Question

If $\theta $ is an acute angle and $\sin \dfrac{\theta }{2}=\sqrt{\dfrac{x-1}{2x}}$, then $\tan \theta $ is equal to
A. ${{x}^{2}}-1$
B. $\sqrt{{{x}^{2}}-1}$
C. $\sqrt{{{x}^{2}}+1}$
D. ${{x}^{2}}+1$

Answer 1

Hint: We first use the multiple angle formula $\cos \theta =1-2{{\sin }^{2}}\dfrac{\theta }{2}$ to find the value of $\cos \theta $. We use the representation of a right-angle triangle with base and hypotenuse ratio being $\dfrac{1}{x}$ and the angle being $\theta $. We also take the trigonometric ratio formula to find the value of $\tan \theta $.

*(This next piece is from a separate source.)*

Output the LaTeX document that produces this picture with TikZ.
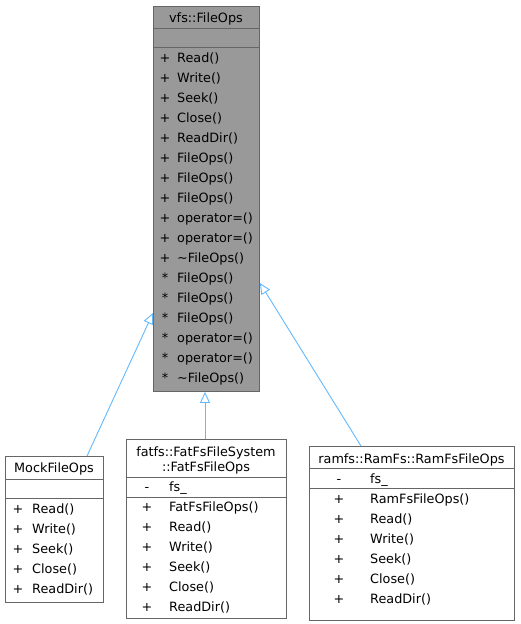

Complete step by step answer:
It is given that $\theta $ is an acute angle and $\sin \dfrac{\theta }{2}=\sqrt{\dfrac{x-1}{2x}}$.
From the multiple angle formula we know that $\cos \theta =1-2{{\sin }^{2}}\dfrac{\theta }{2}$.
 We put the values to get $\cos \theta =1-2{{\left( \sqrt{\dfrac{x-1}{2x}} \right)}^{2}}=1-\dfrac{x-1}{x}=\dfrac{1}{x}$.
We know \[\cos \theta =\dfrac{\text{base}}{\text{hypotenuse}}\]. We can take the representation of a right-angle triangle with base and hypotenuse ratio being $\dfrac{1}{x}$ and the angle being $\theta $. The height and base were considered with respect to that particular angle $\theta $.

In this case we take $AB=1$ and keeping the ratio in mind we have $BC=x$ as the ratio has to be $\dfrac{1}{x}$. Now we apply the Pythagoras’ theorem to find the length of AC. $B{{C}^{2}}=A{{B}^{2}}+A{{C}^{2}}$.
So, $A{{C}^{2}}={{x}^{2}}-1$ which gives $AC=\sqrt{{{x}^{2}}-1}$. We took positive value as $\theta $ is an acute angle.
We need to find $\tan \theta $. This ratio gives \[\tan \theta =\dfrac{\text{height}}{\text{base}}\]. So, \[\tan \theta =\dfrac{AC}{AB}=\dfrac{\sqrt{{{x}^{2}}-1}}{1}=\sqrt{{{x}^{2}}-1}\].
Therefore, the correct option is (B).

Note:
We can also apply the trigonometric image form to get the value of $\tan \theta $.
The value $\cos \theta =\dfrac{1}{x}$ gives that \[\sec \theta =x\]. We know $\sec \theta =\sqrt{1+{{\tan }^{2}}\theta }$.
Putting the values, we get $\tan \theta =\sqrt{{{\sec }^{2}}\theta -1}=\sqrt{{{x}^{2}}-1}$.